Question about Renormalization Group Equation

[Phileas.Fogg]

Hello,
in our lecture, we computed $$\beta^{\overline{MS}} , \gamma_m^{\overline{MS}}$$ for $$- \frac{\lambda}{4!} \phi^4$$ Theory.

These are:

$$\beta^{\overline{MS}} (\lambda_{\overline{MS}}) = b_1 \lambda_{\overline{MS}}^2 + O(\lambda_{\overline{MS}}^3)$$

$$\gamma_m^{\overline{MS}} (\lambda_{\overline{MS}}) = d_1 \lambda_{\overline{MS}} + O(\lambda_{\overline{MS}}^2)$$

Is there any change, if one goes to a $$- \frac{\lambda}{4!} \phi^2$$ Theory?

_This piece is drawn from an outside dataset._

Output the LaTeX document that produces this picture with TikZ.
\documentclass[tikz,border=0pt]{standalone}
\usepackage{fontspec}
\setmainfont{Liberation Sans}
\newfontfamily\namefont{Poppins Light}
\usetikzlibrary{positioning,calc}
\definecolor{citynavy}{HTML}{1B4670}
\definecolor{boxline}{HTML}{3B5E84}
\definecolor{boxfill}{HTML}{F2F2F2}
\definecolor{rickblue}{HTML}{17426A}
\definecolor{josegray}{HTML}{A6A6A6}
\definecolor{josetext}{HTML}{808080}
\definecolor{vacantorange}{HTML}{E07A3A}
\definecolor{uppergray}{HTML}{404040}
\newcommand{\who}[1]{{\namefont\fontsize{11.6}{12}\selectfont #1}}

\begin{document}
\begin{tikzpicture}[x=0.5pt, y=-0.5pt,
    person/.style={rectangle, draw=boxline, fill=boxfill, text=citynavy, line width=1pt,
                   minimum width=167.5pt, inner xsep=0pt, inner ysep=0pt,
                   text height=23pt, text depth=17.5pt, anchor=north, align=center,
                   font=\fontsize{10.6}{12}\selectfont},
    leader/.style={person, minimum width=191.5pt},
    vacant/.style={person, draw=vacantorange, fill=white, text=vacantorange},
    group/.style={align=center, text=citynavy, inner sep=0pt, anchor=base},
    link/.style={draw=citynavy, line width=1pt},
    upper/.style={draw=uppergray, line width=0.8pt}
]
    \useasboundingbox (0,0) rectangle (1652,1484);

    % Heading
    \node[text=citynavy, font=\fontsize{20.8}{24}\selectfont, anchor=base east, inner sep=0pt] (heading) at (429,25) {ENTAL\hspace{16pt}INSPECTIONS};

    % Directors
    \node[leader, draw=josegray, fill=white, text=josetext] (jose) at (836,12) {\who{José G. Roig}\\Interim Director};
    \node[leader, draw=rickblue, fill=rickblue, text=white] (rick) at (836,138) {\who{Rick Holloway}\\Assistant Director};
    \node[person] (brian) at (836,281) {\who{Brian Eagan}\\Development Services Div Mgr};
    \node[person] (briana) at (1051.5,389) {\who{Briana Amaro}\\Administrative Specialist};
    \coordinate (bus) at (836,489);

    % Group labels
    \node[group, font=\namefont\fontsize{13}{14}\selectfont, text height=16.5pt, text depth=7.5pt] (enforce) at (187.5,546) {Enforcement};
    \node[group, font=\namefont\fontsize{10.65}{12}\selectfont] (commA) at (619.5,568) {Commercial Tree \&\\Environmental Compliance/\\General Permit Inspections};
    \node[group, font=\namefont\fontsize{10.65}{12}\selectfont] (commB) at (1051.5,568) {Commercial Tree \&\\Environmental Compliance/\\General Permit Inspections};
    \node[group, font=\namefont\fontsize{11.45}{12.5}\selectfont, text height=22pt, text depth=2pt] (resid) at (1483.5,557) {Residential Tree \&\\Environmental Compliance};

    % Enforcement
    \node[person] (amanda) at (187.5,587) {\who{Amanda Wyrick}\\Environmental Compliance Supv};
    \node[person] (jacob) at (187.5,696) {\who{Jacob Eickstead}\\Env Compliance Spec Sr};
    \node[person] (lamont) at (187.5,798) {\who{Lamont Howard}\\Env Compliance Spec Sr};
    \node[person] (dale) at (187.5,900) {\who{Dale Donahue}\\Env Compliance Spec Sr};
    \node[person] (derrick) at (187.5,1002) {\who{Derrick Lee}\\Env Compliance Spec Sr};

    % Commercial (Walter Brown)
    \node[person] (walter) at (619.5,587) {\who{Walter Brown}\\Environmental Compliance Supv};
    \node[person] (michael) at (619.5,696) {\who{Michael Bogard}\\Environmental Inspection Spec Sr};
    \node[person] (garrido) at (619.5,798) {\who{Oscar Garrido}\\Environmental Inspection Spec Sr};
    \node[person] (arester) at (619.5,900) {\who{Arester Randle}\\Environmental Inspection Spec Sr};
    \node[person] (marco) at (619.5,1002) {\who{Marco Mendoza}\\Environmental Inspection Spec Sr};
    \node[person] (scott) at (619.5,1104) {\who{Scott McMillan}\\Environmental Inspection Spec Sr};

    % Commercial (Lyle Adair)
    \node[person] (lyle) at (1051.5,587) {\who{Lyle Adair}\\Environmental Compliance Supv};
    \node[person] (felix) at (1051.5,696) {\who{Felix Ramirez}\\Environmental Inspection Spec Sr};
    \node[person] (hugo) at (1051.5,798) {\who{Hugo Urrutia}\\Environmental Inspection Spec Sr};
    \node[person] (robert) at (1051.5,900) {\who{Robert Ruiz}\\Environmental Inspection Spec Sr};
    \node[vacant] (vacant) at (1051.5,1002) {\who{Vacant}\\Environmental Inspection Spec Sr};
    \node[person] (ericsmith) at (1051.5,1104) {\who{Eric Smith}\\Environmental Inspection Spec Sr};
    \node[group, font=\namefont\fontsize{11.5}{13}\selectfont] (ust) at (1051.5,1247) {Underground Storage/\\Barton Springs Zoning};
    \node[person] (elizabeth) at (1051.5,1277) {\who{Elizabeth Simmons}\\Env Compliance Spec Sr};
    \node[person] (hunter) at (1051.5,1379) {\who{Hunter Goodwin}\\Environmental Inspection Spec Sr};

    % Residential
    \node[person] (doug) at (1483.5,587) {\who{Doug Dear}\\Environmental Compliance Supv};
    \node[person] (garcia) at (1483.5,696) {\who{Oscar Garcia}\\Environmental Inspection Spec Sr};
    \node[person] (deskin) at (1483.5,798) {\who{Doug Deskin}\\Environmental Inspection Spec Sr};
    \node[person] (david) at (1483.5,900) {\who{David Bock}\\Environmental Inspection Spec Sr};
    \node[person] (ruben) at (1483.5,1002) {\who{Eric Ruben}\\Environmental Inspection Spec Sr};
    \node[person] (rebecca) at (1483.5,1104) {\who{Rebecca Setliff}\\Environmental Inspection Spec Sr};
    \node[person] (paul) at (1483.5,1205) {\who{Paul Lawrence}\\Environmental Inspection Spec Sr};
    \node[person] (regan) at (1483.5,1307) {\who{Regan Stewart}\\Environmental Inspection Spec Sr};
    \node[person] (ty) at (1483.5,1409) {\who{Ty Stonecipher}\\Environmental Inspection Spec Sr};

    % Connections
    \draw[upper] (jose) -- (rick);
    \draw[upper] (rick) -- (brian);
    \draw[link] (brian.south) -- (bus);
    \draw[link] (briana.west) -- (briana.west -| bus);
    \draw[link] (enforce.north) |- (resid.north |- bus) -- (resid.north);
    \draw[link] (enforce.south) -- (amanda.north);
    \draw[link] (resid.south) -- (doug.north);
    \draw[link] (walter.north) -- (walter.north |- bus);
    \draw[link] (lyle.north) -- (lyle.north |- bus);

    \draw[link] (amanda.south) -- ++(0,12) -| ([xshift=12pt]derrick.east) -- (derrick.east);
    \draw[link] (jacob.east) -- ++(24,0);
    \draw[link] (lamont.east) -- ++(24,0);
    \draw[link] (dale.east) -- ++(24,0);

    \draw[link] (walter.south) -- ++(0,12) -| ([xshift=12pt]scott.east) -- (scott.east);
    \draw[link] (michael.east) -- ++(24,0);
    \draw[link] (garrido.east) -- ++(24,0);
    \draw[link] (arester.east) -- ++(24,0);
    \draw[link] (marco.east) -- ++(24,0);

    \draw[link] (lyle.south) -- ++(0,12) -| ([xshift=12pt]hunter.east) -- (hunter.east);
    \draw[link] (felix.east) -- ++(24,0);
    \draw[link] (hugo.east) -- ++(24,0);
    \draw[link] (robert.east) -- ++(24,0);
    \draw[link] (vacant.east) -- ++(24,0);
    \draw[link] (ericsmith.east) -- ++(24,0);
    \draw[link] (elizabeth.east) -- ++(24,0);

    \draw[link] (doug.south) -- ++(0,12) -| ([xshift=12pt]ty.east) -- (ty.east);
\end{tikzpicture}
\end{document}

I think that the Lagrangian changes to:

$$L = \frac{1}{2} Z (\partial_{\mu} \phi_R)^2 - \frac{1}{2} m_0^2 Z \phi_R^2 - \frac{\lambda_0}{4!} Z \phi_R^2$$

But that has no effect on computing the beta- and gamma-function. Am I right?

Regards,
Mr. Fogg

 

[xepma]

A quadratic term like that is simply a mass term, with the mass played by the coefficient in front of the quadratic term. In the absence of interactions you would be dealing with a free theory, so all renormalization equations would turn out to be quite trivial.

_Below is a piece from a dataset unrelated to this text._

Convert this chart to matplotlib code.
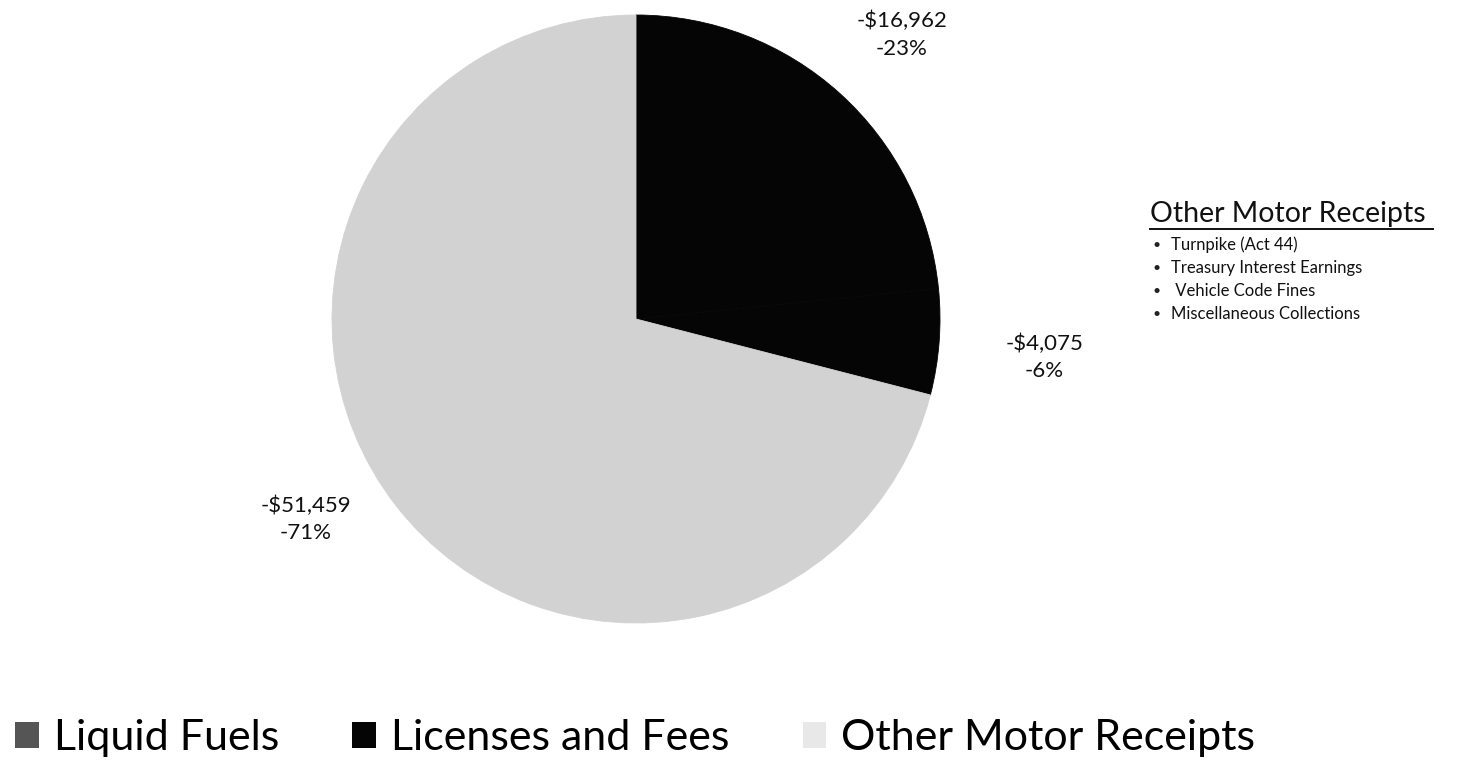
import matplotlib
matplotlib.use("Agg")
import numpy as np
import matplotlib.pyplot as plt
from matplotlib.patches import Patch

# data, in pie order (clockwise from top)
categories = ['Licenses and Fees', 'Other Motor Receipts', 'Liquid Fuels']
amounts = [16962, 4075, 51459]
amount_labels = ['-$16,962', '-$4,075', '-$51,459']
pct_labels = ['-23%', '-6%', '-71%']

legend_order = ['Liquid Fuels', 'Licenses and Fees', 'Other Motor Receipts']
side_title = 'Other Motor Receipts'
side_items = ['Turnpike (Act 44)', 'Treasury Interest Earnings',
              ' Vehicle Code Fines', 'Miscellaneous Collections']

plt.rcParams['font.family'] = ['Lato', 'DejaVu Sans']

W, H = 1465, 766
fig = plt.figure(figsize=(W / 100, H / 100), dpi=100)

# pie axes: centre (636, 319) px, radius ~304 px
cx, cy, r = 636, 319, 304
ax = fig.add_axes([(cx - r) / W, (H - cy - r) / H, 2 * r / W, 2 * r / H])

wedge_colors = ['#050505', '#050505', '#d2d2d2']
wedges, _ = ax.pie(amounts, startangle=90, counterclock=False,
                   colors=wedge_colors, radius=1.0)
for w in wedges:
    w.set_edgecolor(w.get_facecolor())
    w.set_linewidth(0.6)
ax.set_xlim(-1, 1)
ax.set_ylim(-1, 1)
ax.set_aspect('equal')
ax.axis('off')

# data labels outside each wedge
label_dist = [1.28, 1.35, 1.27]
angle_shift = [-1, -1, -6.5]
for w, amt, pct, d, da in zip(wedges, amount_labels, pct_labels, label_dist, angle_shift):
    ang = np.radians((w.theta1 + w.theta2) / 2 + da)
    ax.text(d * np.cos(ang), d * np.sin(ang), f'{amt}\n{pct}',
            ha='center', va='center', fontsize=16, linespacing=1.45,
            color='#111111', clip_on=False)

# side note listing the other motor receipts
tx = 1150 / W
fig.text(tx, 1 - 214 / H, side_title, fontsize=20.5, color='#111111',
         va='center', ha='left')
fig.lines.append(plt.Line2D([tx, 1433 / W], [1 - 229 / H, 1 - 229 / H],
                            transform=fig.transFigure, color='#111111', lw=1.4))
for i, item in enumerate(side_items):
    y = 1 - (245 + i * 23) / H
    fig.text(1153 / W, y, '•', fontsize=10, color='#222222', va='center', ha='left')
    fig.text(1171 / W, y, item, fontsize=12, color='#111111', va='center', ha='left')

# bottom legend
legend_colors = {'Liquid Fuels': '#555555', 'Licenses and Fees': '#050505',
                 'Other Motor Receipts': '#e8e8e8'}
handles = [Patch(facecolor=legend_colors[c], edgecolor='none', label=c) for c in legend_order]
fig.legend(handles=handles, loc='center left', bbox_to_anchor=(-13 / W, 1 - 738 / H),
           ncol=3, frameon=False, fontsize=31, handlelength=0.55, handleheight=0.55,
           handletextpad=0.35, columnspacing=1.7, borderaxespad=0.25)

fig.savefig('out.png', dpi=100, facecolor='white')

The way to see it is to notice that the real mass term in the Lagrangian you wrote down is:

$$M^2\phi^2 = (\frac{1}{2}m_0^2Z-\frac{\lambda_0}{4!}Z)\phi^2$$

The coefficient for the $$\phi^4$$ is simply zero. But in the renormalization equations you wrote down there is no reference to the mass term, only to the interaction coupling constant. But that coefficient is zero...

Renormalization really only plays a role when you are dealing with interactions.

 

[Phileas.Fogg]

Hello,
thanks for your answer.

In the absence of interactions you would be dealing with a free theory, so all renormalization equations would turn out to be quite trivial.

So I compute the beta- and gamma-function in the same way, we did for phi^4 - Theory?

And the result is exactly the same like for phi^4-Theory?

Regards,
Mr. Fogg